Honestly, I'm not certain it's worth the effort, except perhaps if a lovely, miscellaneous and hidden flag like Civ2's "Double Defense Against Cavalry" can be found.

I write this with the presumption that the desired end is to ultimately be able to modify the "AI."

Sadly, having given the matter much thought (and some extensive experimentation) I have come to believe that there is no Civ3 "AI," even in the most rudimentary definitions of the term.

Certainly, there are certain simple arithmetic equations in play, but consider these two very diverse points:

(1) Long-ago-and-far-away, there was a burst of research into which unit the AI would build next. It certainly seemed as though everyone involved entered into this investigation with the assumption that the AI performed some sort of cost-benefit analysis.

Many fine minds couldn't find one, although certain preferences were obvious.

Now, consider the standard, out-of-the-box game and scenarios.

Just using the simplest case, at any point during the game, there is always one best-possible defensive unit as well as one best-possible attacker.

Cutting to the quick using this example, there is no significant AI "choice" because the software was built to fit the vanilla game only.

(2) Utterly different point: How many times have you seen the "AI" build the Forbidden Palace in the same city as the Palace? I ask again: What AI?

Conclusion: there is no code for us to fiddle with because the very design approach is mind-bogglingly simplistic.

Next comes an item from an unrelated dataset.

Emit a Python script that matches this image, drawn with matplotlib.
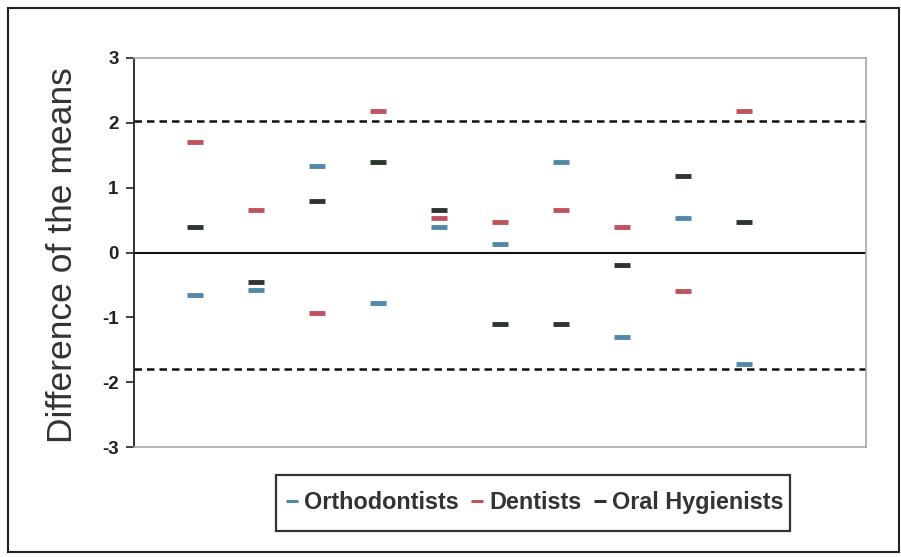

Also, we'll never get the code (Hell, I tried to buy it) because I suspect that it's fairly obvious that - with an obviously difficult to coordinate effort - we could, collectively, build a game that would be a direct threat to the Civ franchise - And (shudder, horrors!) probably release it as freeware.

Just my 2 cents (or, if you prefer, the $100,000 I was willing to offer for the code.)


So It Goes,

:(z
 
Oz, whenever you bring up AI I always wonder if we could coax anything definitive out of Soren Johnson - or if he would even be able to talk now that he's left Firaxis.

My angle was through a classmate who was on the company's board; Steph's through a senior project manager.

If anyone has any sort of line on Soren whatsoever - heck, go for it.

BTW, he apparently MERITS HIS OWN WIKIPEDIA PAGE.

Of note: "In 2013 he co-founded Mohawk Games." ( http://www.mohawkgames.com/ ) I can't imagine that he's not under some form of non-compete / non-disclosure clause.

Perhaps ironically, the site proclaims: "Johnson espouses Mohawk’s core philosophies in the inaugural post on the studio’s blog, including ongoing community involvement, early access programs, and extensive mod support."

- Yeah, and monkeys might fly out of ...


-:rolleyes:z
 
You know...even if we got the code ... who has the time to work on it? I'm a retired .net programmer ... and when I worked ... I had a few projects where we inherited some old code and a client wanted it enhanced with better features. It would take several programmers months working full time every day to finish all the changes.

Also, we don't know what language civ3 was programmed in? I'd be willing to work on it if it was .net but something tells me it isn't.

What I was going to say... one time the client wanted so many enhancements and features that we decided to just re-write the whole application from scratch. It's easier to re-write an application than to spend weeks trying to decipher and reverse engineer someone else's code.

So my point is that some of us .net programmers could probably re-write this game from scratch easier than enhance the existing code which we all know has tons of bugs in it.

I do wish it was all open source though so we could at least answer some questions about how the AI is programmed to act in certain situations, etc.